Outside of Volkswagen, Rimac, a Croatian company, produces fully electric supercars costing millions of dollars with top speeds claimed to be well over 200 miles an hour. But, in terms of performance, its cars are more similar to a big, heavy Bugatti than a Lamborghini. They're fast when driven in a straight line, but aren't their best in sharp curves, founder Mate Rimac concedes.
Rimac admits that today's battery technology has serious limitations. But he believes many of the problems, such as overheating, will be solved eventually, he told CNN Business in an interview earlier this year. He just couldn't say when that might be -- just as Lamborghini can't say when supercapacitors might have energy storage capability to replace batteries or when smaller, lighter batteries could be incorporated into the car's body parts.
Capacitors and their stronger siblings, supercapacitors, have been used for things like camera flashes and to power electric motors in industrial settings. A supercapacitor powered the starter motor in that Aventador SVJ I drove, but the car relied on its V12 engine to drive.
As its next step, Lamborghini recently unveiled a hybrid supercar called the Sián that uses a supercapacitor instead of batteries to store energy that's used to add power to the car's 12-cylinder engine.
Just in case supercapacitor energy storage can't be improved enough, another lab at MIT is working on the new form of battery that could store energy in structural components of the car.
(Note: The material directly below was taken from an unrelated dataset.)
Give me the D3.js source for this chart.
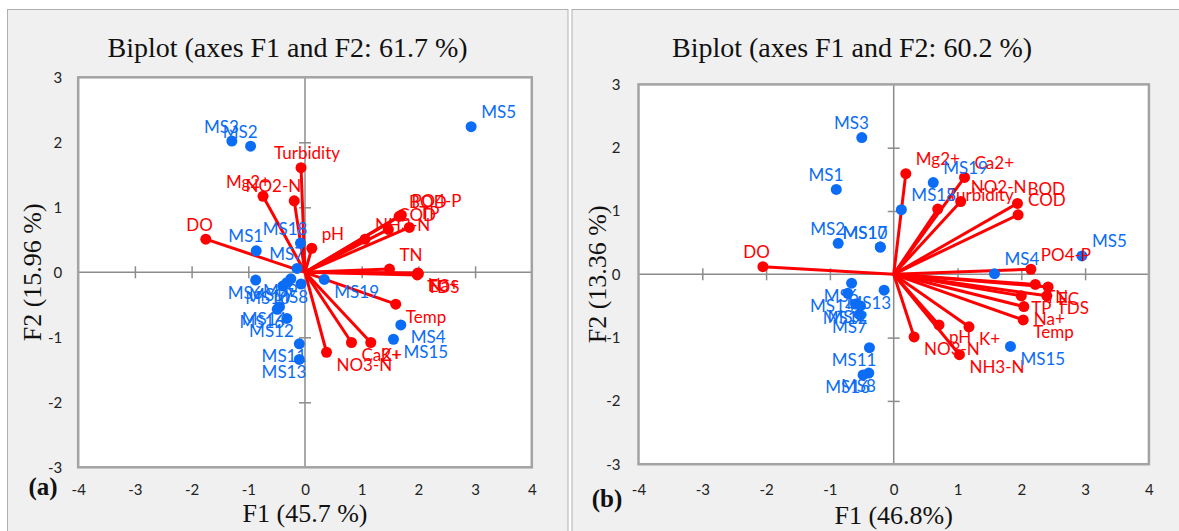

These new batteries, made from carbon nanotubes, would free up all the space batteries usually take up.
In 2017, Lamborghini unveiled the Terzo Millennio, a concept car that the company envisions would use both technologies, said Parenti, with the structural batteries storing energy and feeding it to improved supercapacitors.
Reggiani won't say, yet, when he thinks a car like the Terzo Millennio might be possible. But as far as he's concerned, the usual approaches to making an electric car won't work for Lamborghini.
"The full electric vehicle, for us, must be like this," he said. "Otherwise, it cannot be a Lamborghini."